Set task:
Type out the data exactly as given. Skip any image.
▬▬▬▬▬▬
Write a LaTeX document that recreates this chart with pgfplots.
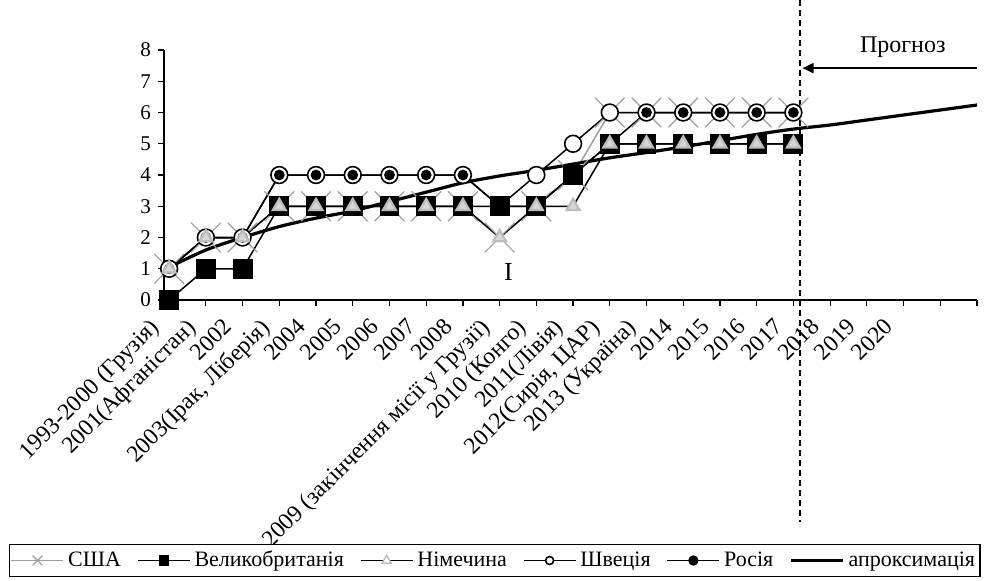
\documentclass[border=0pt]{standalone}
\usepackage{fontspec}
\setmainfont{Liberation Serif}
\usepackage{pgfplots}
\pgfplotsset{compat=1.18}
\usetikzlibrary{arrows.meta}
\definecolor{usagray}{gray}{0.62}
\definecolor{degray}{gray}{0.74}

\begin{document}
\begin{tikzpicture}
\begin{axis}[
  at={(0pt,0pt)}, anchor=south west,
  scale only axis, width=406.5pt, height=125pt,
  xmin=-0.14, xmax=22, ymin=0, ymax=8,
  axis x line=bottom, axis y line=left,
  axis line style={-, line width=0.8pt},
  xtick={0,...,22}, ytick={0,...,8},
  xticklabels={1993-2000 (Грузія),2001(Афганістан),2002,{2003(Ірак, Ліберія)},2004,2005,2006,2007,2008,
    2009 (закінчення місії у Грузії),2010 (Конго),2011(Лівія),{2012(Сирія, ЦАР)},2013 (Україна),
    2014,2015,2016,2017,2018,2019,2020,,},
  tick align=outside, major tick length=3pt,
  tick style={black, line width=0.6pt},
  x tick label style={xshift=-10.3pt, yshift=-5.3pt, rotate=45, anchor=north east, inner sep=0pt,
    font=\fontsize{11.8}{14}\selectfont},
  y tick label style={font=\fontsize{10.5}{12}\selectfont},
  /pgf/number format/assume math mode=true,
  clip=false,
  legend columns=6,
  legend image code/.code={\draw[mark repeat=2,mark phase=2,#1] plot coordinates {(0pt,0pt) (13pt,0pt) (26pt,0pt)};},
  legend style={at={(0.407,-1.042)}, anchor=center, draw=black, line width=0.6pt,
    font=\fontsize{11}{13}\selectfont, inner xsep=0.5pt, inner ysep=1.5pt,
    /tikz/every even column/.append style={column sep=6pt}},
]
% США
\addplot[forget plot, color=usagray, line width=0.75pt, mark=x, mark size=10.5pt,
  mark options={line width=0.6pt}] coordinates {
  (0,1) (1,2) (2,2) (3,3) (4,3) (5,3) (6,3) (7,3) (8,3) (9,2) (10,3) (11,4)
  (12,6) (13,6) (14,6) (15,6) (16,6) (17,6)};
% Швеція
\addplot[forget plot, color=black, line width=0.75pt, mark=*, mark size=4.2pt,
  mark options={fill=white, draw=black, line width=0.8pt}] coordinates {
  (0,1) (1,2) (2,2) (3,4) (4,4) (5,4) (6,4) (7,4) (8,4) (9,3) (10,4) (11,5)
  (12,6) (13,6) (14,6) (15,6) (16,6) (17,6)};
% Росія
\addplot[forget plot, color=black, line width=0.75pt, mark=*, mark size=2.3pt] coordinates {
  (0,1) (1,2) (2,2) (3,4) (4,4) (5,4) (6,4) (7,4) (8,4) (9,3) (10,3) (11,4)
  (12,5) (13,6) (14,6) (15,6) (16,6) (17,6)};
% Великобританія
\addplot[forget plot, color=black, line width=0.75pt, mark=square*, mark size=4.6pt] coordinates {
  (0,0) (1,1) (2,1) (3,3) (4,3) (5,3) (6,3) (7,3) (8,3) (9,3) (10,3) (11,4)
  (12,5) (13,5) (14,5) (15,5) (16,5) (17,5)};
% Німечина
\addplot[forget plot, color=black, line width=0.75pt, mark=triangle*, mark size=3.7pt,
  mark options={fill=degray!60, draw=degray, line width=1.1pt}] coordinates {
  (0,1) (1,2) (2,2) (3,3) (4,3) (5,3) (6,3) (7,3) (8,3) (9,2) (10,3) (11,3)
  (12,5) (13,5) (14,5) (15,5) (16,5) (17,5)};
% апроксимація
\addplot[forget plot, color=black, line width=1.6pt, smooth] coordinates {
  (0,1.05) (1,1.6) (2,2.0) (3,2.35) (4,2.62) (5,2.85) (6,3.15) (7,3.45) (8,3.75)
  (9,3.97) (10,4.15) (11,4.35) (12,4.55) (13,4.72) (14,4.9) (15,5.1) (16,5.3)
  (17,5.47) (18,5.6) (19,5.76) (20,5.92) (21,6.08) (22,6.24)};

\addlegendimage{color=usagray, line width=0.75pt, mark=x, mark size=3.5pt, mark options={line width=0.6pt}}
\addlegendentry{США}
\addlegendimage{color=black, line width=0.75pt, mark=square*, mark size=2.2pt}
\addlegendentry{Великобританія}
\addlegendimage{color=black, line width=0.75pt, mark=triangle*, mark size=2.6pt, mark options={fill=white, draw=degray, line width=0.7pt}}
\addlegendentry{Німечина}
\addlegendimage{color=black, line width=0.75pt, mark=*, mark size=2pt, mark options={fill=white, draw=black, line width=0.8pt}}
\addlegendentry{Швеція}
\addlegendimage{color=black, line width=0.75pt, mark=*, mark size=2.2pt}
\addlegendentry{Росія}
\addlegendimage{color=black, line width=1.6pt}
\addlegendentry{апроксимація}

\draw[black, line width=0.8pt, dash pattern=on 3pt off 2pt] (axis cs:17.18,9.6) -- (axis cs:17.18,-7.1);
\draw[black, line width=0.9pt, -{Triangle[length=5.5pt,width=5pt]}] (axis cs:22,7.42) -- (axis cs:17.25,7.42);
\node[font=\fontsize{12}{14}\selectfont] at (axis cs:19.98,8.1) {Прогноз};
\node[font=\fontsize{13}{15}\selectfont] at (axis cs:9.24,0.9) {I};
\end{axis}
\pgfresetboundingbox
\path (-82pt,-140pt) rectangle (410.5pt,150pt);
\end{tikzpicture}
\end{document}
▬▬▬▬▬▬
Task solution:
Write a LaTeX document that recreates this chart with pgfplots.
\documentclass[border=0pt]{standalone}
\usepackage{fontspec}
\setmainfont{Liberation Serif}
\usepackage{pgfplots}
\pgfplotsset{compat=1.18}
\usetikzlibrary{arrows.meta}
\definecolor{usagray}{gray}{0.62}
\definecolor{degray}{gray}{0.74}

\begin{document}
\begin{tikzpicture}
\begin{axis}[
  at={(0pt,0pt)}, anchor=south west,
  scale only axis, width=406.5pt, height=125pt,
  xmin=-0.14, xmax=22, ymin=0, ymax=8,
  axis x line=bottom, axis y line=left,
  axis line style={-, line width=0.8pt},
  xtick={0,...,22}, ytick={0,...,8},
  xticklabels={1993-2000 (Грузія),2001(Афганістан),2002,{2003(Ірак, Ліберія)},2004,2005,2006,2007,2008,
    2009 (закінчення місії у Грузії),2010 (Конго),2011(Лівія),{2012(Сирія, ЦАР)},2013 (Україна),
    2014,2015,2016,2017,2018,2019,2020,,},
  tick align=outside, major tick length=3pt,
  tick style={black, line width=0.6pt},
  x tick label style={xshift=-10.3pt, yshift=-5.3pt, rotate=45, anchor=north east, inner sep=0pt,
    font=\fontsize{11.8}{14}\selectfont},
  y tick label style={font=\fontsize{10.5}{12}\selectfont},
  /pgf/number format/assume math mode=true,
  clip=false,
  legend columns=6,
  legend image code/.code={\draw[mark repeat=2,mark phase=2,#1] plot coordinates {(0pt,0pt) (13pt,0pt) (26pt,0pt)};},
  legend style={at={(0.407,-1.042)}, anchor=center, draw=black, line width=0.6pt,
    font=\fontsize{11}{13}\selectfont, inner xsep=0.5pt, inner ysep=1.5pt,
    /tikz/every even column/.append style={column sep=6pt}},
]
% США
\addplot[forget plot, color=usagray, line width=0.75pt, mark=x, mark size=10.5pt,
  mark options={line width=0.6pt}] coordinates {
  (0,1) (1,2) (2,2) (3,3) (4,3) (5,3) (6,3) (7,3) (8,3) (9,2) (10,3) (11,4)
  (12,6) (13,6) (14,6) (15,6) (16,6) (17,6)};
% Швеція
\addplot[forget plot, color=black, line width=0.75pt, mark=*, mark size=4.2pt,
  mark options={fill=white, draw=black, line width=0.8pt}] coordinates {
  (0,1) (1,2) (2,2) (3,4) (4,4) (5,4) (6,4) (7,4) (8,4) (9,3) (10,4) (11,5)
  (12,6) (13,6) (14,6) (15,6) (16,6) (17,6)};
% Росія
\addplot[forget plot, color=black, line width=0.75pt, mark=*, mark size=2.3pt] coordinates {
  (0,1) (1,2) (2,2) (3,4) (4,4) (5,4) (6,4) (7,4) (8,4) (9,3) (10,3) (11,4)
  (12,5) (13,6) (14,6) (15,6) (16,6) (17,6)};
% Великобританія
\addplot[forget plot, color=black, line width=0.75pt, mark=square*, mark size=4.6pt] coordinates {
  (0,0) (1,1) (2,1) (3,3) (4,3) (5,3) (6,3) (7,3) (8,3) (9,3) (10,3) (11,4)
  (12,5) (13,5) (14,5) (15,5) (16,5) (17,5)};
% Німечина
\addplot[forget plot, color=black, line width=0.75pt, mark=triangle*, mark size=3.7pt,
  mark options={fill=degray!60, draw=degray, line width=1.1pt}] coordinates {
  (0,1) (1,2) (2,2) (3,3) (4,3) (5,3) (6,3) (7,3) (8,3) (9,2) (10,3) (11,3)
  (12,5) (13,5) (14,5) (15,5) (16,5) (17,5)};
% апроксимація
\addplot[forget plot, color=black, line width=1.6pt, smooth] coordinates {
  (0,1.05) (1,1.6) (2,2.0) (3,2.35) (4,2.62) (5,2.85) (6,3.15) (7,3.45) (8,3.75)
  (9,3.97) (10,4.15) (11,4.35) (12,4.55) (13,4.72) (14,4.9) (15,5.1) (16,5.3)
  (17,5.47) (18,5.6) (19,5.76) (20,5.92) (21,6.08) (22,6.24)};

\addlegendimage{color=usagray, line width=0.75pt, mark=x, mark size=3.5pt, mark options={line width=0.6pt}}
\addlegendentry{США}
\addlegendimage{color=black, line width=0.75pt, mark=square*, mark size=2.2pt}
\addlegendentry{Великобританія}
\addlegendimage{color=black, line width=0.75pt, mark=triangle*, mark size=2.6pt, mark options={fill=white, draw=degray, line width=0.7pt}}
\addlegendentry{Німечина}
\addlegendimage{color=black, line width=0.75pt, mark=*, mark size=2pt, mark options={fill=white, draw=black, line width=0.8pt}}
\addlegendentry{Швеція}
\addlegendimage{color=black, line width=0.75pt, mark=*, mark size=2.2pt}
\addlegendentry{Росія}
\addlegendimage{color=black, line width=1.6pt}
\addlegendentry{апроксимація}

\draw[black, line width=0.8pt, dash pattern=on 3pt off 2pt] (axis cs:17.18,9.6) -- (axis cs:17.18,-7.1);
\draw[black, line width=0.9pt, -{Triangle[length=5.5pt,width=5pt]}] (axis cs:22,7.42) -- (axis cs:17.25,7.42);
\node[font=\fontsize{12}{14}\selectfont] at (axis cs:19.98,8.1) {Прогноз};
\node[font=\fontsize{13}{15}\selectfont] at (axis cs:9.24,0.9) {I};
\end{axis}
\pgfresetboundingbox
\path (-82pt,-140pt) rectangle (410.5pt,150pt);
\end{tikzpicture}
\end{document}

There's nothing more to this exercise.